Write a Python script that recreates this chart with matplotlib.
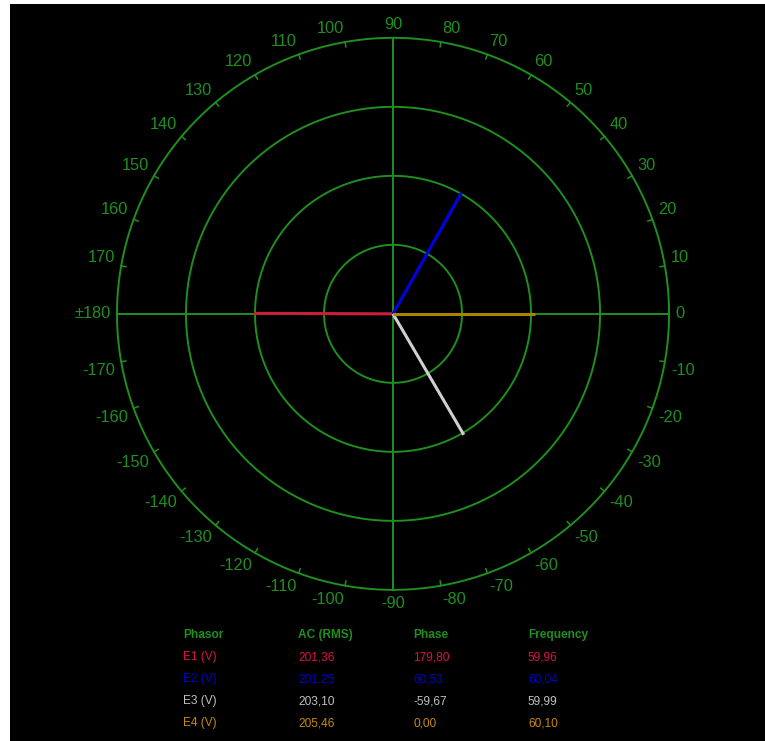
import matplotlib.pyplot as plt
import numpy as np

plt.rcParams['font.family'] = ['Liberation Sans', 'DejaVu Sans']

# data
phasors = ['E1 (V)', 'E2 (V)', 'E3 (V)', 'E4 (V)']
ac_rms = [201.36, 201.25, 203.10, 205.46]
phase = [179.80, 60.53, -59.67, 0.00]
frequency = [59.96, 60.04, 59.99, 60.10]
line_colors = ['#c8203c', '#0000e6', '#d0d0d0', '#a88400']
text_colors = ['#dc143c', '#0000cd', '#c0c0c0', '#c88a00']
rings = [100, 200, 300, 400]
angle_ticks = list(range(-170, 181, 10))
headers = ['Phasor', 'AC (RMS)', 'Phase', 'Frequency']

green = '#1f8f1f'
W, H = 765, 741

fig = plt.figure(figsize=(W / 100, H / 100), dpi=100, facecolor='white')
ax = fig.add_axes([10 / W, 0, 755 / W, 737 / H])
ax.set_facecolor('black')
ax.set_xlim(-555, 539)
ax.set_ylim(-619, 449)
ax.set_xticks([])
ax.set_yticks([])
for sp in ax.spines.values():
    sp.set_visible(False)

R = rings[-1]
t = np.linspace(0, 2 * np.pi, 400)
for r in rings:
    ax.plot(r * np.cos(t), r * np.sin(t), color=green, lw=1.4, zorder=2)
ax.plot([-R, R], [0, 0], color=green, lw=1.4, zorder=2)
ax.plot([0, 0], [-R, R], color=green, lw=1.4, zorder=2)

# small tick marks and angle labels
for a in angle_ticks:
    th = np.radians(a)
    c, s = np.cos(th), np.sin(th)
    ax.plot([R * c, (R - 7) * c], [R * s, (R - 7) * s], color=green, lw=1.1, zorder=2)
    lbl = '±180' if a == 180 else str(a)
    ha = 'left' if c > 0.1 else ('right' if c < -0.1 else 'center')
    va = 'bottom' if s > 0.1 else ('top' if s < -0.1 else 'center')
    ax.text(409 * c, 409 * s, lbl, color=green, fontsize=11.8, ha=ha, va=va)

# phasors
for mag, ph, col in zip(ac_rms, phase, line_colors):
    th = np.radians(ph)
    ax.plot([0, mag * np.cos(th)], [0, mag * np.sin(th)], color=col, lw=2.2,
            zorder=3, solid_capstyle='butt')

# table
col_x = [183, 298, 413, 528]
row_y = [635, 657, 679, 701, 723]
for x, h in zip(col_x, headers):
    fig.text(x / W, 1 - row_y[0] / H, h, color=green, fontsize=8.6,
             fontweight='bold', ha='left', va='center')
for i in range(len(phasors)):
    vals = [phasors[i], f"{ac_rms[i]:.2f}".replace('.', ','),
            f"{phase[i]:.2f}".replace('.', ','),
            f"{frequency[i]:.2f}".replace('.', ',')]
    for x, v in zip(col_x, vals):
        fig.text(x / W, 1 - row_y[i + 1] / H, v, color=text_colors[i],
                 fontsize=8.6, ha='left', va='center')

fig.savefig('out.png', dpi=100, facecolor='white')
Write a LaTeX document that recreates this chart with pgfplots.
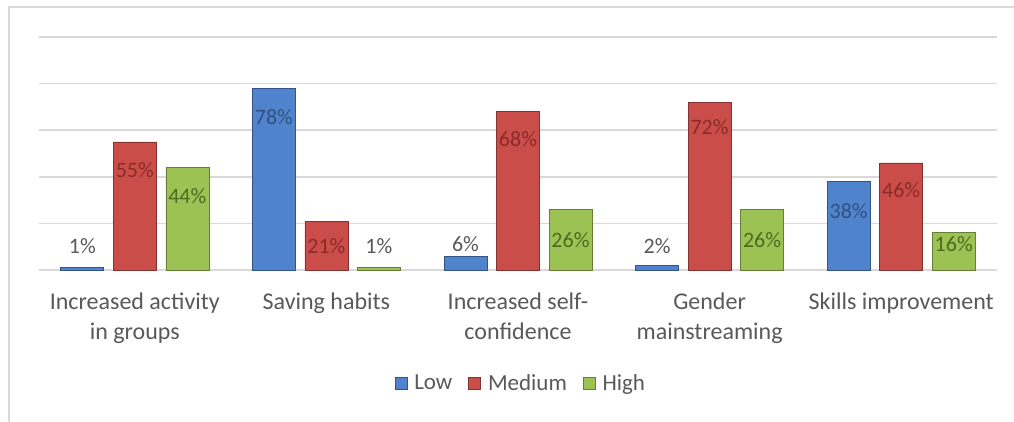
⁂
Task description »
Using the material above, retype each entry exactly and omit the pictures.

Written solution »
Write a Python script that recreates this chart with matplotlib.
import matplotlib.pyplot as plt
import numpy as np

plt.rcParams['font.family'] = ['Liberation Sans', 'DejaVu Sans']

# data
phasors = ['E1 (V)', 'E2 (V)', 'E3 (V)', 'E4 (V)']
ac_rms = [201.36, 201.25, 203.10, 205.46]
phase = [179.80, 60.53, -59.67, 0.00]
frequency = [59.96, 60.04, 59.99, 60.10]
line_colors = ['#c8203c', '#0000e6', '#d0d0d0', '#a88400']
text_colors = ['#dc143c', '#0000cd', '#c0c0c0', '#c88a00']
rings = [100, 200, 300, 400]
angle_ticks = list(range(-170, 181, 10))
headers = ['Phasor', 'AC (RMS)', 'Phase', 'Frequency']

green = '#1f8f1f'
W, H = 765, 741

fig = plt.figure(figsize=(W / 100, H / 100), dpi=100, facecolor='white')
ax = fig.add_axes([10 / W, 0, 755 / W, 737 / H])
ax.set_facecolor('black')
ax.set_xlim(-555, 539)
ax.set_ylim(-619, 449)
ax.set_xticks([])
ax.set_yticks([])
for sp in ax.spines.values():
    sp.set_visible(False)

R = rings[-1]
t = np.linspace(0, 2 * np.pi, 400)
for r in rings:
    ax.plot(r * np.cos(t), r * np.sin(t), color=green, lw=1.4, zorder=2)
ax.plot([-R, R], [0, 0], color=green, lw=1.4, zorder=2)
ax.plot([0, 0], [-R, R], color=green, lw=1.4, zorder=2)

# small tick marks and angle labels
for a in angle_ticks:
    th = np.radians(a)
    c, s = np.cos(th), np.sin(th)
    ax.plot([R * c, (R - 7) * c], [R * s, (R - 7) * s], color=green, lw=1.1, zorder=2)
    lbl = '±180' if a == 180 else str(a)
    ha = 'left' if c > 0.1 else ('right' if c < -0.1 else 'center')
    va = 'bottom' if s > 0.1 else ('top' if s < -0.1 else 'center')
    ax.text(409 * c, 409 * s, lbl, color=green, fontsize=11.8, ha=ha, va=va)

# phasors
for mag, ph, col in zip(ac_rms, phase, line_colors):
    th = np.radians(ph)
    ax.plot([0, mag * np.cos(th)], [0, mag * np.sin(th)], color=col, lw=2.2,
            zorder=3, solid_capstyle='butt')

# table
col_x = [183, 298, 413, 528]
row_y = [635, 657, 679, 701, 723]
for x, h in zip(col_x, headers):
    fig.text(x / W, 1 - row_y[0] / H, h, color=green, fontsize=8.6,
             fontweight='bold', ha='left', va='center')
for i in range(len(phasors)):
    vals = [phasors[i], f"{ac_rms[i]:.2f}".replace('.', ','),
            f"{phase[i]:.2f}".replace('.', ','),
            f"{frequency[i]:.2f}".replace('.', ',')]
    for x, v in zip(col_x, vals):
        fig.text(x / W, 1 - row_y[i + 1] / H, v, color=text_colors[i],
                 fontsize=8.6, ha='left', va='center')

fig.savefig('out.png', dpi=100, facecolor='white')
Write a LaTeX document that recreates this chart with pgfplots.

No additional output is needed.